Blockchain : un rêve technocratique totalitaire – Le Monde

Michel Bauwens (@mbauwens), théoricien de l’économie collaborative et fondateur de la Peer-to-peer foundation, règle son compte à la Blockchain sur Le Monde.fr : 

“La technologie n’est jamais neutre. C’est un terrain de conflit influencé par les imaginaires et les intérêts des personnes en charge de son design. La blockchain dérive ainsi d’une vision de l’homme très particulière : des individus autonomes passent des contrats entre eux. Ils n’ont pas besoin de collectif, de communauté. Et les contrats sont fondés sur une forme de propriété.

(…) La blockchain reste techniquement problématique, pour deux raisons. D’une part, pour créer de la confiance entre deux personnes, elle demande de vérifier l’intégralité du réseau. C’est loufoque ! A cause de l’énergie dépensée, mais aussi en termes de confiance humaine.

Le deuxième danger tient au fait que la blockchain est une organisation automatique. Prenons cette fois-ci l’exemple hypothétique d’un marché de l’assassinat. Avec les contrats intelligents de la blockchain, il fonctionnerait sans personne aux manettes. Si vous avez misé tant d’argent et que cette personne disparaît, la somme est versée sur votre compte. Il devient alors intéressant de financer des assassinats. Il serait difficile d’arrêter ce programme car il vivrait de façon autonome, hébergé sur plusieurs serveurs à la fois. La police ne pourrait pas dire : « Qui sont les responsables ? »

(…) “Nous sommes de plus en plus dirigés par des choix techniques qui n’ont été soumis à aucun débat démocratique. Les règles sont intégrées dans des plates-formes utilisées au quotidien, qui manipulent nos comportements.”

MAJ : sur le site de la P2P Foundation, Michel Bauwens revient sur l’interview publiée par Le Monde et précise son propos : “avec la blockchain, on est dans une vision “trustlessness” où, puisqu’on ne peut pas faire confiance à l’humain, on déporte cette confiance dans la technologie.

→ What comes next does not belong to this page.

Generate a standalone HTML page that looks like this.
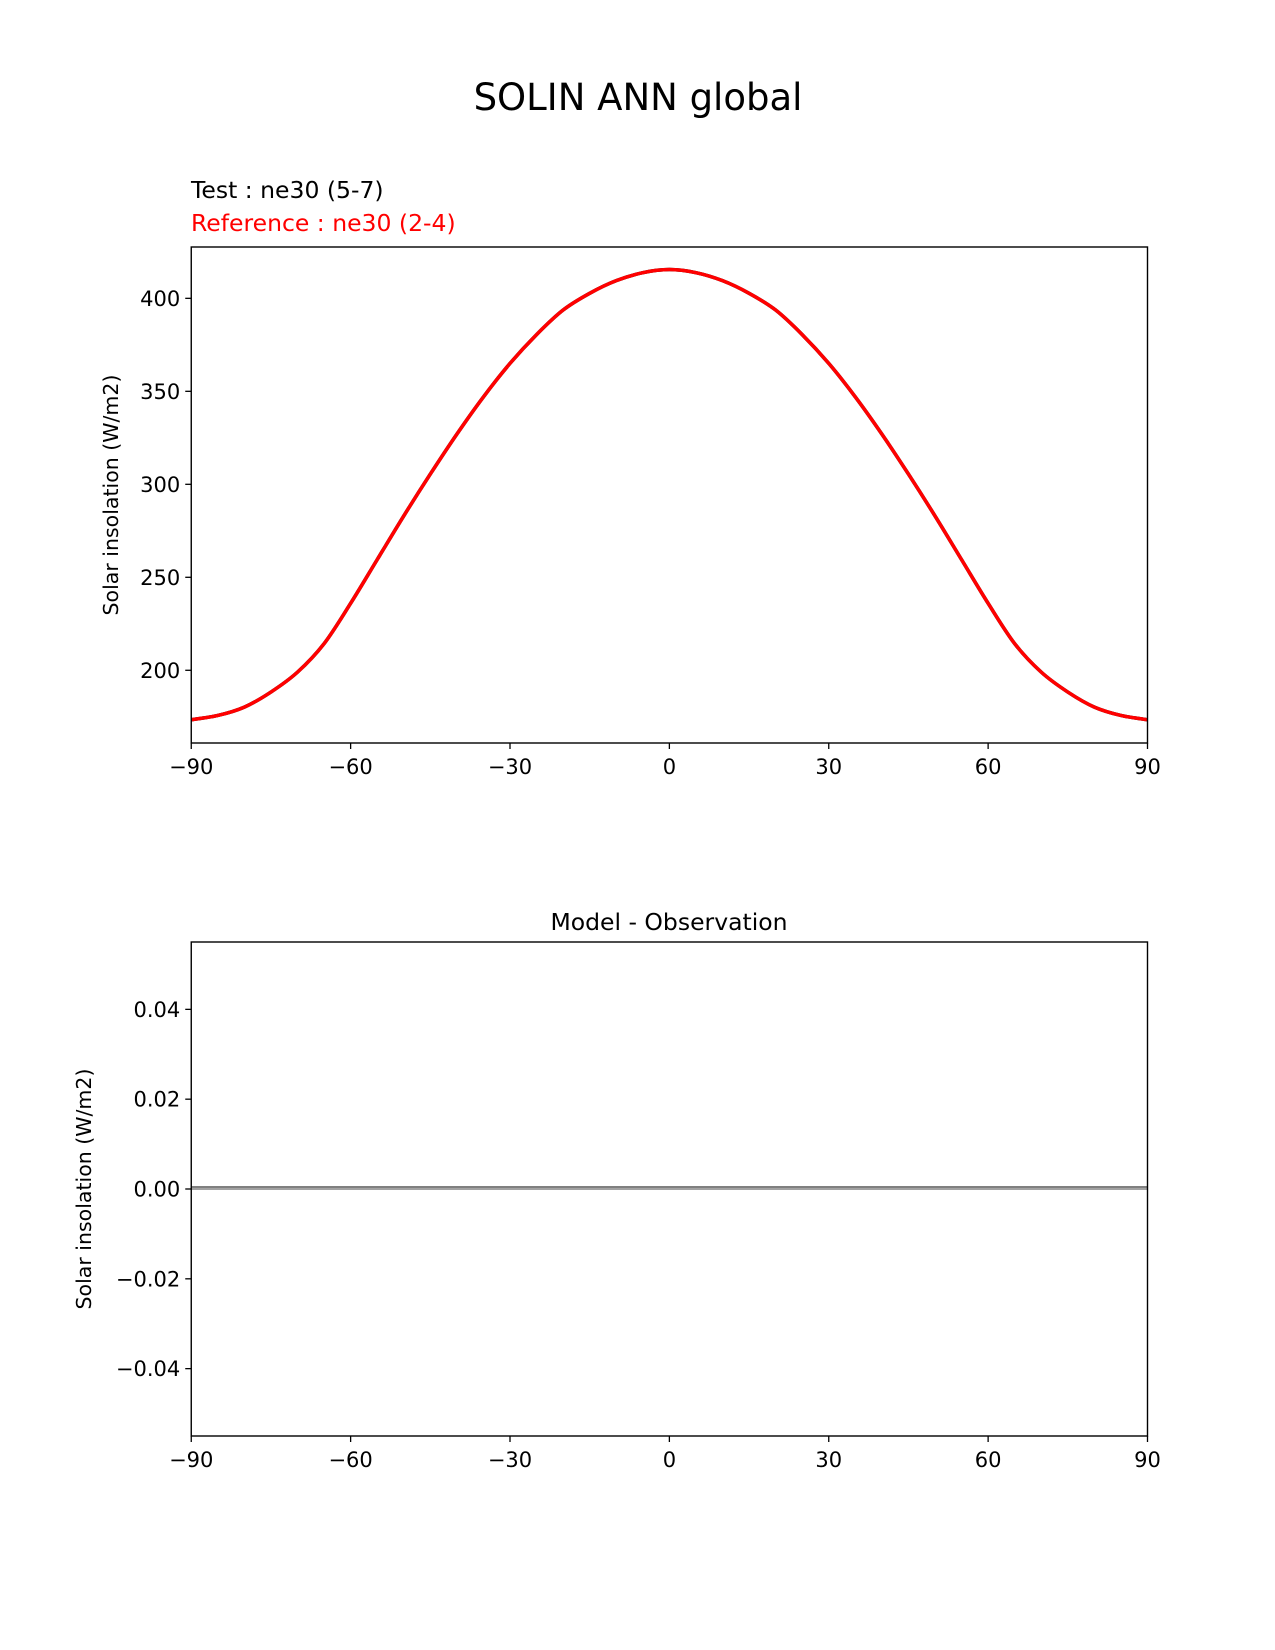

L’idée sous-jacente est que les individus sont séparés, et qu’ils font société en créant des contrats basés sur la confiance en un algorithme plutôt que dans l’humain.Mon propos était donc simplement d’attirer l’attention sur ces valeurs sous-jacentes. Mais ce n’est pas parce qu’une technologie a un design basé sur des valeurs critiquables qu’elle ne peut pas être changée.”

(…) “La technologie se construit sous forme de couches successives.

Par exemple, internet a d’abord été inventé par les militaires qui voulaient créer une technologie capable de résister à la destruction de la chaîne de hiérarchie grâce au design peer-to-peer. Puis les scientifiques et les activistes se sont emparés de cette technologie pour communiquer entre eux. En 1993, la technologie est sortie des sphères élitistes pour se démocratiser grâce aux navigateurs. Et enfin le commerce s’est aperçu du potentiel de cette technologie et l’a rendue beaucoup moins pair-à-pair pour en tirer des profits.

La blockchain est peut-être, à cette échelle, la deuxième couche après internet qui va permettre de faire baisser le coût d’auto-organisation des humains.”

(…) “Une fois qu’on a bien conscience des catastrophes potentielles du “tout automatisé” et du “tout distribué”, on peut imaginer que la blockchain soit localement mise au service de buts émancipateurs pour des communautés. (…) De mon point de vue, le plus grand potentiel de la blockchain réside dans la création de chaînes logistiques participatives et ouvertes. On peut ainsi imaginer une économie circulaire et ouverte où les transactions seraient simplement vérifiées par la blockchain.”